= DATASET CONTENT =

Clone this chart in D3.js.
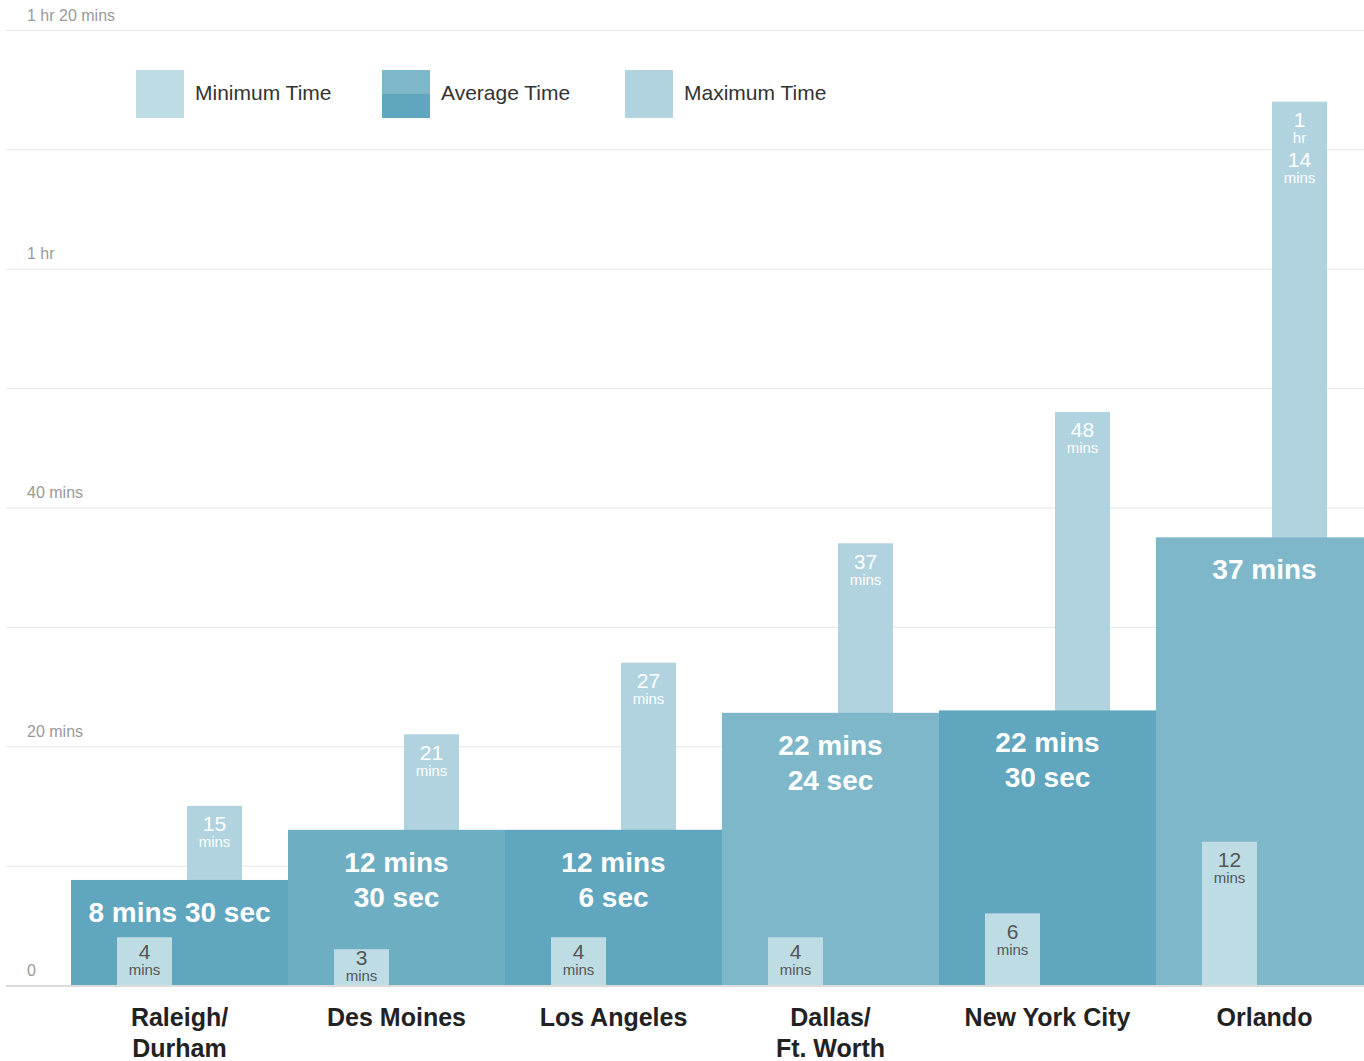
<!DOCTYPE html>
<html>
<head>
<meta charset="utf-8">
<script src="https://cdn.jsdelivr.net/npm/d3@7"></script>
<style>
  body { margin: 0; background: #fff; }
  svg { display: block; font-family: "Liberation Sans", Arial, sans-serif; }
</style>
</head>
<body>
<svg></svg>
<script>
// Data
let cities = ['Raleigh/ Durham', 'Des Moines', 'Los Angeles', 'Dallas/ Ft. Worth', 'New York City', 'Orlando'];
let cityLines = [['Raleigh/', 'Durham'], ['Des Moines'], ['Los Angeles'], ['Dallas/', 'Ft. Worth'], ['New York City'], ['Orlando']];
let minTimes = [4, 3, 4, 4, 6, 12];
let maxTimes = [15, 21, 27, 37, 48, 74];
let avgTimes = [8.8, 13, 13, 22.8, 23, 37.5];
let avgLabels = [['8 mins 30 sec'], ['12 mins', '30 sec'], ['12 mins', '6 sec'], ['22 mins', '24 sec'], ['22 mins', '30 sec'], ['37 mins']];
let minLabels = [['4', 'mins'], ['3', 'mins'], ['4', 'mins'], ['4', 'mins'], ['6', 'mins'], ['12', 'mins']];
let maxLabels = [['15', 'mins'], ['21', 'mins'], ['27', 'mins'], ['37', 'mins'], ['48', 'mins'], ['1', 'hr', '14', 'mins']];
let tickValues = [0, 10, 20, 30, 40, 50, 60, 70, 80];
let tickLabels = ['0', '', '20 mins', '', '40 mins', '', '1 hr', '', '1 hr 20 mins'];
let legendLabels = ['Minimum Time', 'Average Time', 'Maximum Time'];

// Colours
let avgColors = ['#5fa6be', '#6daec3', '#5fa6be', '#7eb7ca', '#5fa6be', '#7eb7ca'];
let minColor = '#bedce4';
let maxColor = '#b0d3df';

let width = 1364;
let height = 1061;

let svg = d3.select('svg')
    .attr('width', width)
    .attr('height', height);

let xScale = d3.scaleBand()
    .domain(cities)
    .range([71, 1373])
    .padding(0);

let yScale = d3.scaleLinear()
    .domain([0, 80])
    .range([985, 30]);

let rows = cities.map((c, i) => ({
    city: c, i: i,
    min: minTimes[i], max: maxTimes[i], avg: avgTimes[i]
}));

let barW = 55;

// Grid + labels
let yAxis = d3.axisRight(yScale)
    .tickValues(tickValues)
    .tickSize(width - 6)
    .tickFormat((d, i) => tickLabels[i]);

let axisG = svg.append('g')
    .attr('transform', 'translate(6, 0)')
    .call(yAxis);
axisG.select('.domain').remove();
axisG.selectAll('.tick line')
    .attr('stroke', '#e6e6e6')
    .attr('stroke-width', 1);
axisG.selectAll('.tick text')
    .attr('x', 21)
    .attr('dy', -10)
    .attr('text-anchor', 'start')
    .attr('fill', '#999')
    .style('font-size', '16px');

// Max bars (behind the average bars)
svg.append('g').selectAll('rect')
    .data(rows)
    .enter()
    .append('rect')
    .attr('x', d => xScale(d.city) + xScale.bandwidth() / 2 + 7.5)
    .attr('y', d => yScale(d.max))
    .attr('width', barW)
    .attr('height', d => yScale(0) - yScale(d.max))
    .attr('fill', maxColor);

// Average bars
svg.append('g').selectAll('rect')
    .data(rows)
    .enter()
    .append('rect')
    .attr('x', d => xScale(d.city))
    .attr('y', d => yScale(d.avg))
    .attr('width', xScale.bandwidth())
    .attr('height', d => yScale(0) - yScale(d.avg))
    .attr('fill', d => avgColors[d.i]);

// Min bars
svg.append('g').selectAll('rect')
    .data(rows)
    .enter()
    .append('rect')
    .attr('x', d => xScale(d.city) + xScale.bandwidth() / 2 - 62.5)
    .attr('y', d => yScale(d.min))
    .attr('width', barW)
    .attr('height', d => yScale(0) - yScale(d.min))
    .attr('fill', minColor);

// Baseline
svg.append('line')
    .attr('x1', 6).attr('x2', width)
    .attr('y1', yScale(0) + 1).attr('y2', yScale(0) + 1)
    .attr('stroke', '#dcdcdc')
    .attr('stroke-width', 2);

// Stacked labels: big number then small unit
let stackLabel = (g, lines, cx, firstY, color) => {
    let y = firstY;
    lines.forEach((t, k) => {
        let big = k % 2 === 0;
        if (k > 0) y += big ? 22 : 18;
        g.append('text')
            .attr('x', cx)
            .attr('y', y)
            .attr('dy', '0.35em')
            .attr('text-anchor', 'middle')
            .attr('fill', color)
            .style('font-size', big ? '21px' : '15px')
            .text(t);
    });
};

let labelG = svg.append('g');
rows.forEach(d => {
    let c = xScale(d.city) + xScale.bandwidth() / 2;
    let maxTop = yScale(d.max);
    stackLabel(labelG, maxLabels[d.i], c + 7.5 + barW / 2, maxTop + 18, '#fff');

    // short min bars get their label centred in the bar
    let minTop = yScale(d.min);
    let minY = Math.min(minTop + 18, (minTop + yScale(0)) / 2 - 9);
    stackLabel(labelG, minLabels[d.i], c - 62.5 + barW / 2, minY, '#555');

    avgLabels[d.i].forEach((t, k) => {
        labelG.append('text')
            .attr('x', c)
            .attr('y', yScale(d.avg) + 32 + k * 35)
            .attr('dy', '0.35em')
            .attr('text-anchor', 'middle')
            .attr('fill', '#fff')
            .style('font-size', '28px')
            .style('font-weight', 'bold')
            .text(t);
    });

    cityLines[d.i].forEach((t, k) => {
        labelG.append('text')
            .attr('x', c)
            .attr('y', 1026 + k * 31)
            .attr('text-anchor', 'middle')
            .attr('fill', '#222')
            .style('font-size', '25px')
            .style('font-weight', 'bold')
            .text(t);
    });
});

// Legend
let legendX = [136, 382, 625];
let legend = svg.append('g').selectAll('g')
    .data(legendLabels)
    .enter()
    .append('g')
    .attr('transform', (d, i) => `translate(${legendX[i]}, 70)`);

legend.each(function (d, i) {
    let g = d3.select(this);
    if (i === 1) {
        g.append('rect').attr('width', 48).attr('height', 24).attr('fill', '#7eb7ca');
        g.append('rect').attr('y', 24).attr('width', 48).attr('height', 24).attr('fill', '#5fa6be');
    } else {
        g.append('rect').attr('width', 48).attr('height', 48).attr('fill', i === 0 ? minColor : maxColor);
    }
    g.append('text')
        .attr('x', 59)
        .attr('y', 23)
        .attr('dy', '0.35em')
        .attr('fill', '#333')
        .style('font-size', '21px')
        .text(d);
});
</script>
</body>
</html>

= WRITTEN EXERCISE =
Extract all lines containing the word "chart".

= EXPECTED ANSWER =
Clone this chart in D3.js.

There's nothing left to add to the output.